Blogger John Harper says:  

I hope this doesn't come out the wrong way, Tony, but what you were doing was not playing a roleplaying game. You were telling stories together. You were roleplaying. For those things, rules may or may not be what you need.

But the thing I mean when I say "RPG" -- that thing is all *about* system. The system coordinates and *causes* a certain kind of play. It's the polar opposite of freeform storytelling.

So, yeah, for freeform, maybe ditching the rules is a good idea. And that thing you guys did? Sounds fun.

Blogger Unknown says:  

Fair enough... though as I think you said yourself once, a significant part of an RPG is the social contract that the player(s) and GM enter. I think of Fantasy as the social contract stripped to its bare essentials: the starting premise and, occasionally, a map.
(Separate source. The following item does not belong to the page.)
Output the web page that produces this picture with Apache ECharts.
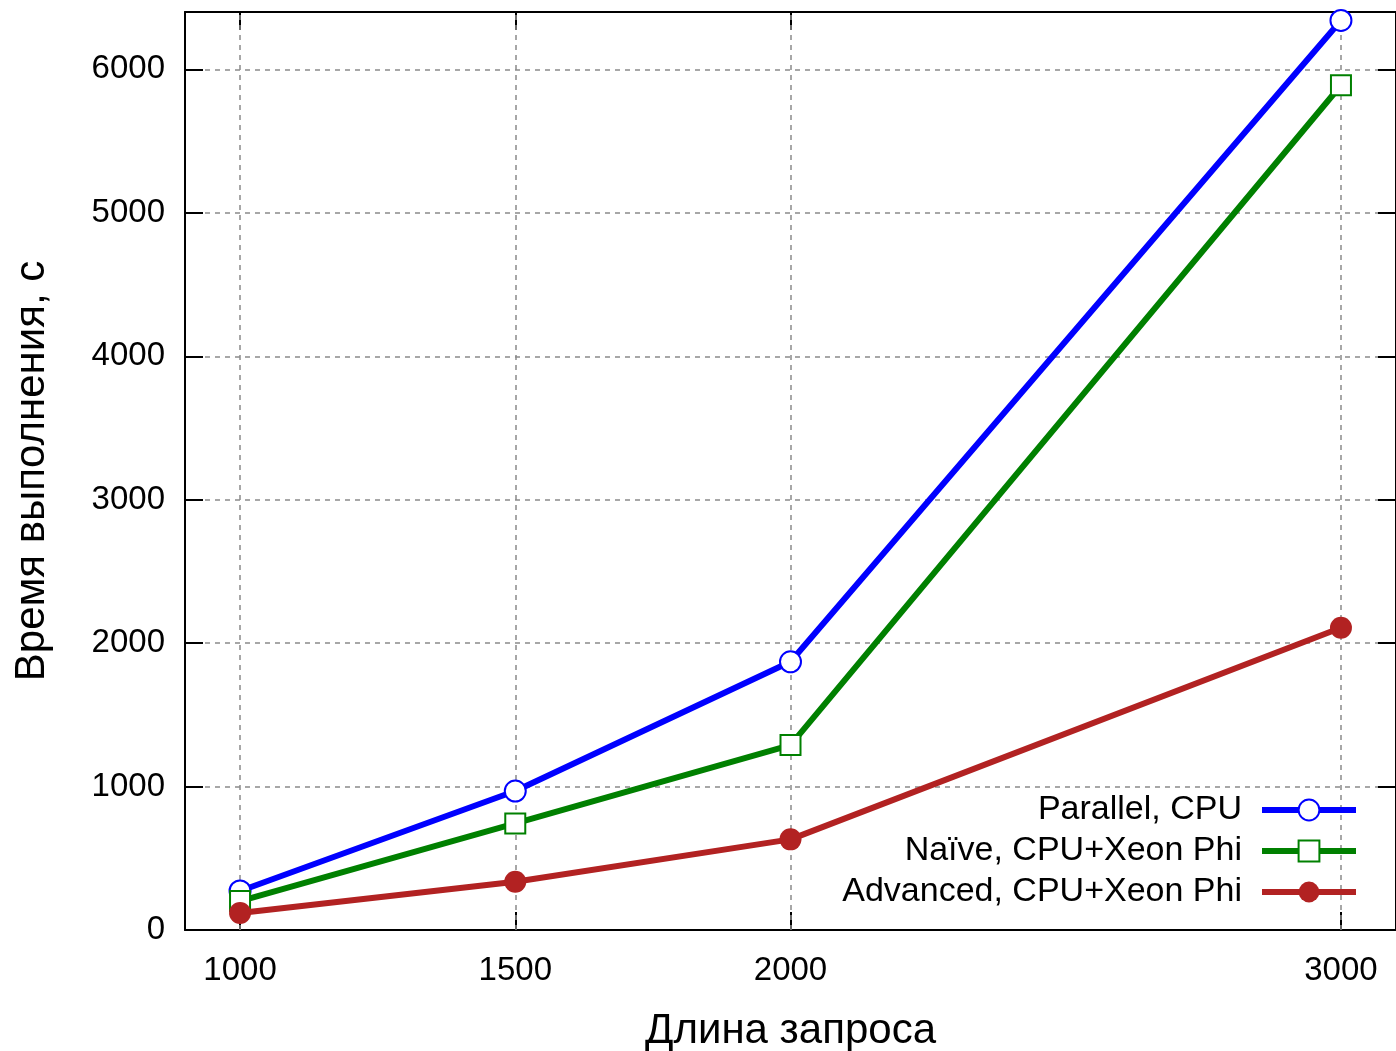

I'm inclined to see system as a further development of that contract.

Now that I've said that, it occurs to me that we've just invoked one of the central debates of political philosophy.

Admittedly, the distinction between that and a game where the contract is explicit is a meaningful distinction, so maybe I'll just stop yapping and concede the point.

Blogger John Harper says:  

In the RPG theory model that I prefer, all of RPG play is embedded within Social Contract. So SC is the biggest "box" in which everything lives, including system and exploration and all that.

So I think we're fully in agreement here.